Внутреннее убранство сохраняло французскую элегантность. Гобелены выходили из моды, за исключением покрытий для кресел и диванов; обои с рисунком привозили из Китая, но использовали их в основном в спальнях; стены салонов обычно делились на панели из обработанного дерева, украшенные резьбой или росписью с фигурами или цветочными арабесками, соперничающими с лучшими итальянскими. Лучшую мебель во Франции Людовика XVI спроектировали и изготовили два немца, Жан-Анри Ризенер и Давид Рентген; в коллекции Уоллеса есть несколько завидных образцов, сделанных для Марии-Антуанетты и Пти-Трианона.
Скульптура процветала. Пигаль, Фальконе и Жан-Жак Каффьери продолжали жить со времен Людовика XV. Огюстен Пажу, начавший работать в это царствование, теперь вступил в свои права. По заказу Людовика XVI он вырезал украшения для Пале-Рояля и Пале-Бурбона. В его «Покинутой Психее»,62 он попытался примирить два элемента нового времени — нежные чувства и классическую форму. Он передал свое искусство и отдал свою дочь в жены Клодиону, настоящее имя которого было Клод Мишель. Клодион проложил путь к процветанию с помощью терракотовых групп, слегка эротизированных, и достиг зенита, создав статую Монтескье.63 Весь экстаз плоти воспевается в «Нимфе и сатире», которая сейчас находится в нью-йоркском музее Метрополитен.
Высшим скульптором эпохи был Жан-Антуан Гудон.

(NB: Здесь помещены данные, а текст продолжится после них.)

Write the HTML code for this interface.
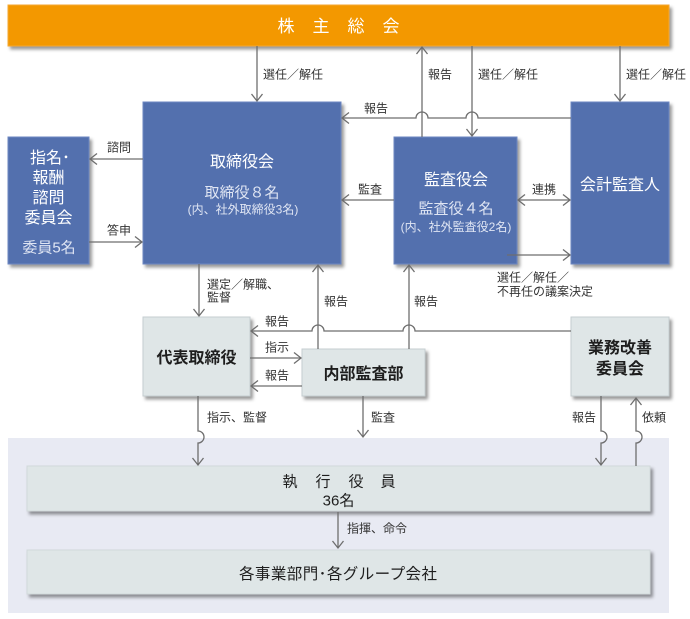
<!DOCTYPE html>
<html><head><meta charset="utf-8"><style>
html,body{margin:0;padding:0;background:#fff;}
svg{display:block;}
text{font-family:"Liberation Sans","Noto Sans CJK JP",sans-serif;}
.lb{font-size:12px;fill:#333;}
.wt{fill:#fff;font-size:16px;}
.ws{fill:#dfe5f3;}
.dk{fill:#1e1e1e;font-size:16px;font-weight:bold;}
</style></head><body>
<svg width="690" height="619" viewBox="0 0 690 619" xmlns="http://www.w3.org/2000/svg">
<defs>
<filter id="sh" x="-10%" y="-10%" width="125%" height="135%">
<feDropShadow dx="2.5" dy="3" stdDeviation="1.6" flood-color="#000" flood-opacity="0.4"/>
</filter>
<marker id="ah" markerUnits="userSpaceOnUse" markerWidth="12" markerHeight="14" viewBox="-1 -1 12 14" refX="8" refY="6" orient="auto-start-reverse">
<path d="M1,0.5 L8,6 L1,11.5" fill="none" stroke="#6e6e6e" stroke-width="1.3"/>
</marker>
</defs>

<!-- bottom panel -->
<rect x="8" y="438" width="661" height="175" fill="#e8eaf3"/>

<!-- orange bar -->
<rect x="8" y="5" width="661" height="41" fill="#f39800" stroke="#f5a830" stroke-width="1" filter="url(#sh)"/>
<text class="wt" x="286" y="32" text-anchor="middle" style="font-size:17px">株</text>
<text class="wt" x="321" y="32" text-anchor="middle" style="font-size:17px">主</text>
<text class="wt" x="356" y="32" text-anchor="middle" style="font-size:17px">総</text>
<text class="wt" x="391" y="32" text-anchor="middle" style="font-size:17px">会</text>

<!-- blue boxes -->
<rect x="143" y="102" width="198" height="162" fill="#5370ae" stroke="#6d87c2" stroke-width="1" filter="url(#sh)"/>
<rect x="8" y="137" width="81" height="127" fill="#5370ae" stroke="#6d87c2" stroke-width="1" filter="url(#sh)"/>
<rect x="394" y="137" width="123" height="127" fill="#5370ae" stroke="#6d87c2" stroke-width="1" filter="url(#sh)"/>
<rect x="571" y="102" width="98" height="162" fill="#5370ae" stroke="#6d87c2" stroke-width="1" filter="url(#sh)"/>

<!-- light boxes -->
<rect x="143" y="317" width="107" height="79" fill="#dfe6e7" stroke="#c6ced1" stroke-width="1" filter="url(#sh)"/>
<rect x="302" y="349" width="123" height="47" fill="#dfe6e7" stroke="#c6ced1" stroke-width="1" filter="url(#sh)"/>
<rect x="571" y="317" width="98" height="79" fill="#dfe6e7" stroke="#c6ced1" stroke-width="1" filter="url(#sh)"/>
<rect x="27" y="466" width="623" height="45" fill="#dfe6e7" stroke="#d2d9db" stroke-width="1" filter="url(#sh)"/>
<rect x="27" y="550" width="623" height="44" fill="#dfe6e7" stroke="#d2d9db" stroke-width="1" filter="url(#sh)"/>

<!-- connectors -->
<g fill="none" stroke="#6e6e6e" stroke-width="1.3">
<path d="M257,46 V101" marker-end="url(#ah)"/>
<path d="M422,137 V47" marker-end="url(#ah)"/>
<path d="M472,46 V136" marker-end="url(#ah)"/>
<path d="M620,46 V101" marker-end="url(#ah)"/>
<path d="M571,118 H478 A6,6 0 0 0 466,118 H428 A6,6 0 0 0 416,118 H342" marker-end="url(#ah)"/>
<path d="M394,200 H342" marker-end="url(#ah)"/>
<path d="M518,200 H570" marker-start="url(#ah)" marker-end="url(#ah)"/>
<path d="M507,255 H570" marker-end="url(#ah)"/>
<path d="M143,159 H90" marker-end="url(#ah)"/>
<path d="M89,242 H142" marker-end="url(#ah)"/>
<path d="M199,264 V316" marker-end="url(#ah)"/>
<path d="M318,349 V265" marker-end="url(#ah)"/>
<path d="M409,349 V265" marker-end="url(#ah)"/>
<path d="M571,331 H415 A6,6 0 0 0 403,331 H324 A6,6 0 0 0 312,331 H251" marker-end="url(#ah)"/>
<path d="M250,358 H301" marker-end="url(#ah)"/>
<path d="M302,386 H251" marker-end="url(#ah)"/>
<path d="M198,396 V431 A6,6 0 0 1 198,443 V465" marker-end="url(#ah)"/>
<path d="M363,396 V437" marker-end="url(#ah)"/>
<path d="M601,396 V431 A6,6 0 0 1 601,443 V465" marker-end="url(#ah)"/>
<path d="M636,466 V443 A6,6 0 0 0 636,431 V398" marker-end="url(#ah)"/>
<path d="M338,512 V548" marker-end="url(#ah)"/>
</g>

<!-- connector labels -->
<text class="lb" x="263" y="78.5">選任／解任</text>
<text class="lb" x="428" y="78.5">報告</text>
<text class="lb" x="478" y="78.5">選任／解任</text>
<text class="lb" x="626" y="78.5">選任／解任</text>
<text class="lb" x="364" y="112.5">報告</text>
<text class="lb" x="358" y="193.5">監査</text>
<text class="lb" x="532" y="193.5">連携</text>
<text class="lb" x="497" y="281.5">選任／解任／</text>
<text class="lb" x="497" y="295.5">不再任の議案決定</text>
<text class="lb" x="107" y="151.5">諮問</text>
<text class="lb" x="107" y="234.5">答申</text>
<text class="lb" x="207" y="288.5">選定／解職、</text>
<text class="lb" x="207" y="301.5">監督</text>
<text class="lb" x="324" y="305.5">報告</text>
<text class="lb" x="414" y="305.5">報告</text>
<text class="lb" x="265" y="325.5">報告</text>
<text class="lb" x="265" y="351.5">指示</text>
<text class="lb" x="265" y="379.5">報告</text>
<text class="lb" x="207" y="421.5">指示、監督</text>
<text class="lb" x="371" y="421.5">監査</text>
<text class="lb" x="572" y="421.5">報告</text>
<text class="lb" x="642" y="421.5">依頼</text>
<text class="lb" x="347" y="532.5">指揮、命令</text>

<!-- 取締役会 -->
<text class="wt" x="242" y="167" text-anchor="middle">取締役会</text>
<text class="ws" x="242" y="197.5" text-anchor="middle" style="font-size:15px">取締役８名</text>
<text class="ws" x="243" y="213.5" text-anchor="middle" style="font-size:12px">(内、社外取締役3名)</text>

<!-- 指名・報酬諮問委員会 -->
<text class="wt" x="50" y="163" text-anchor="middle">指名･</text>
<text class="wt" x="48.5" y="183" text-anchor="middle">報酬</text>
<text class="wt" x="48.5" y="203" text-anchor="middle">諮問</text>
<text class="wt" x="48.5" y="223" text-anchor="middle">委員会</text>
<text class="ws" x="49" y="252.5" text-anchor="middle" style="font-size:15px">委員5名</text>

<!-- 監査役会 -->
<text class="wt" x="456" y="185" text-anchor="middle">監査役会</text>
<text class="ws" x="456" y="213.5" text-anchor="middle" style="font-size:15px">監査役４名</text>
<text class="ws" x="456" y="231" text-anchor="middle" style="font-size:12px">(内、社外監査役2名)</text>

<!-- 会計監査人 -->
<text class="wt" x="620" y="190" text-anchor="middle">会計監査人</text>

<!-- light box texts -->
<text class="dk" x="196.5" y="363" text-anchor="middle">代表取締役</text>
<text class="dk" x="363.5" y="379" text-anchor="middle">内部監査部</text>
<text class="dk" x="620" y="353" text-anchor="middle">業務改善</text>
<text class="dk" x="620" y="374" text-anchor="middle">委員会</text>

<text x="290" y="486.5" text-anchor="middle" style="font-size:15px;fill:#1e1e1e">執</text>
<text x="323" y="486.5" text-anchor="middle" style="font-size:15px;fill:#1e1e1e">行</text>
<text x="356" y="486.5" text-anchor="middle" style="font-size:15px;fill:#1e1e1e">役</text>
<text x="388" y="486.5" text-anchor="middle" style="font-size:15px;fill:#1e1e1e">員</text>
<text x="338.5" y="505.5" text-anchor="middle" style="font-size:15px;fill:#1e1e1e">36名</text>

<text x="338" y="579" text-anchor="middle" style="font-size:15.5px;fill:#1e1e1e" textLength="198">各事業部門･各グループ会社</text>
</svg>
</body></html>
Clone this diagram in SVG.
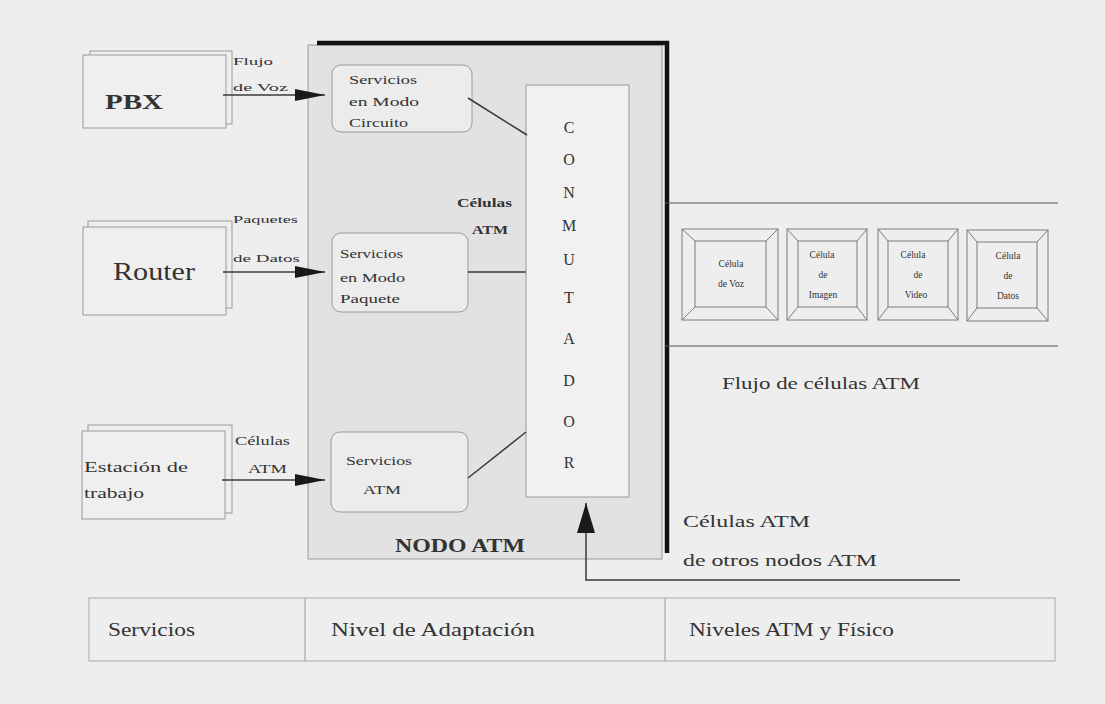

Его отец был носильщиком, но учился в художественной школе. Жан родился в Версале и вдыхал скульптуру от статуй, которыми Людовик XIV наполнил сады Ле Нотр. После обучения у Пигаля он в двадцать лет получил Римскую премию и отправился в Италию (1760). Вырезанный им в Риме Святой Бруно так понравился Клименту XIV, что тот заметил: «Святой мог бы говорить, если бы правила его ордена не предписывали молчание».64 В Париже он вырезал или отлил целую череду Диан; одна из них в бронзе, хранящаяся в коллекции Хантингтона, представляет собой чудо классических черт и французского изящества. Более известна бронзовая Диана Нуэ, хранящаяся сейчас в Лувре; ей было отказано в месте в Салоне 1785 года, возможно, потому, что (по словам одного критика) «она была слишком красива и слишком обнажена, чтобы выставлять ее на всеобщее обозрение».65 Но более вероятно, что статуя нарушала традиционное представление о целомудренной Диане.
Гудон, как и многие художники XVIII века, находил больше пользы в современных портретах, чем в неприкосновенных богинях. Тем не менее он решил быть честным с фактами и показывать характер, а не лицо. Он проводил много часов в президиумах медицинских школ, изучая анатомию. По возможности он тщательно измерял голову натурщика и вырезал или отливал статую в соответствии с ней. Когда возник вопрос о том, действительно ли труп, эксгумированный в Париже, был, как утверждалось, трупом Джона Пола Джонса, форма и размеры черепа были сравнены с размерами портрета, отлитого Гудоном в 1781 году, и совпадение было настолько близким, что идентичность была принята как подтвержденная.66 Он высек на мраморе своего Мирабо все следы оспы, показал каждую тень и морщинку, даже огонь и глубину глаз, и губы, приоткрытые в готовности говорить.
Вскоре все титаны потрясений были рады сесть за его стол, и он передал их нам с верностью, которая превратила мрамор и бронзу в плоть и душу истории. Так мы теперь можем видеть Вольтера, Руссо, Дидро, д'Алембера, Бюффона, Тюрго, Людовика XVI, Екатерину II, Калиостро, Лафайета, Наполеона, Нея. Когда Вольтер приехал в Париж в 1778 году, Гудон сделал несколько его статуй: бронзовый бюст в Лувре, изображающий изнеможение и усталость; похожий мраморный бюст в Музее Виктории и Альберта; другой в коллекции Уоллеса; идеализированная улыбающаяся голова по заказу Фридриха Великого; и самая известная из всех статуй, подаренная мадам Дени Комедии-Франсез: Вольтер, сидящий в струящейся мантии, костлявые пальцы, вцепившиеся в ручки кресла, тонкие губы, беззубый рот, немного веселья в тоскливых глазах — это одна из величайших статуй в истории искусства. В том же году, узнав о смерти Руссо, Гудон поспешил в Эрменонвиль и взял посмертную маску соперника Вольтера; из нее он сделал бюст, который сейчас находится в Лувре; это тоже шедевр.